Director Nolan didn't base this Batman installment on any one comic book, but seems to have drawn from several graphic collections. A viewer's guide.
Batman: The Long Halloween (1996), by Jeph Loeb and Tim Sale
Not exactly the blueprint for The
Dark Knight, but close. This collection (originally a 13-issue series)
finds the Caped Crusader early in his crime-fighting career as he works
with Lieut. Jim Gordon and DA Harvey Dent to bring a lunatic to
justice a calendar killer called Holiday. It also details the events
that lead up to Dent first calling himself Two-Face.
Batman: The Killing Joke (1988), by Alan Moore and Brian Bolland
Perhaps the definitive take on
the Clown Prince of Crime, this graphic novella presented a vision of
the Joker as an anarchic storm to be weathered (and who admits to
recasting his own biography all the time). And it amplifies one of the
themes from another Bat-essential book, Arkham Asylum: that Batman and
the Joker are both insane men who've made insane choices.

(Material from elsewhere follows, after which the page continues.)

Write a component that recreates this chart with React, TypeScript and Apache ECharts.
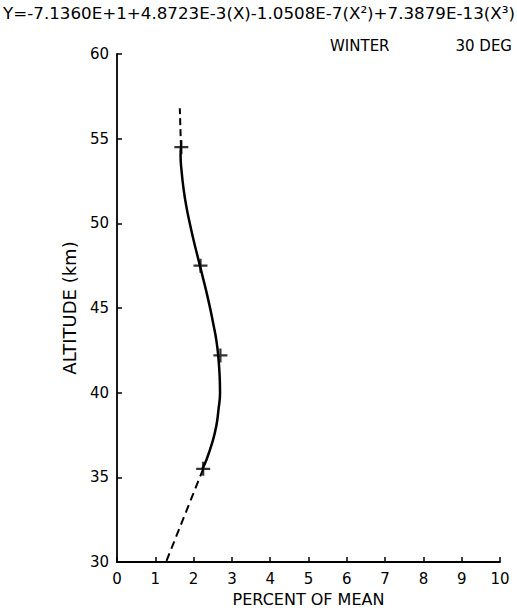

Batman: Year One (1987), by Frank Miller and David Mazzucchelli
Miller, the creator of
the landmark The Dark Knight Returns, focuses his narrative skills on
Batman's origin story, detailing Bruce Wayne's first baby steps out of
the Batcave. Year One establishes the bond between Batman and Gordon:
Batman rescued Gordon's infant child. And that trust anchors the finale
of The Dark Knight with a deep resonance.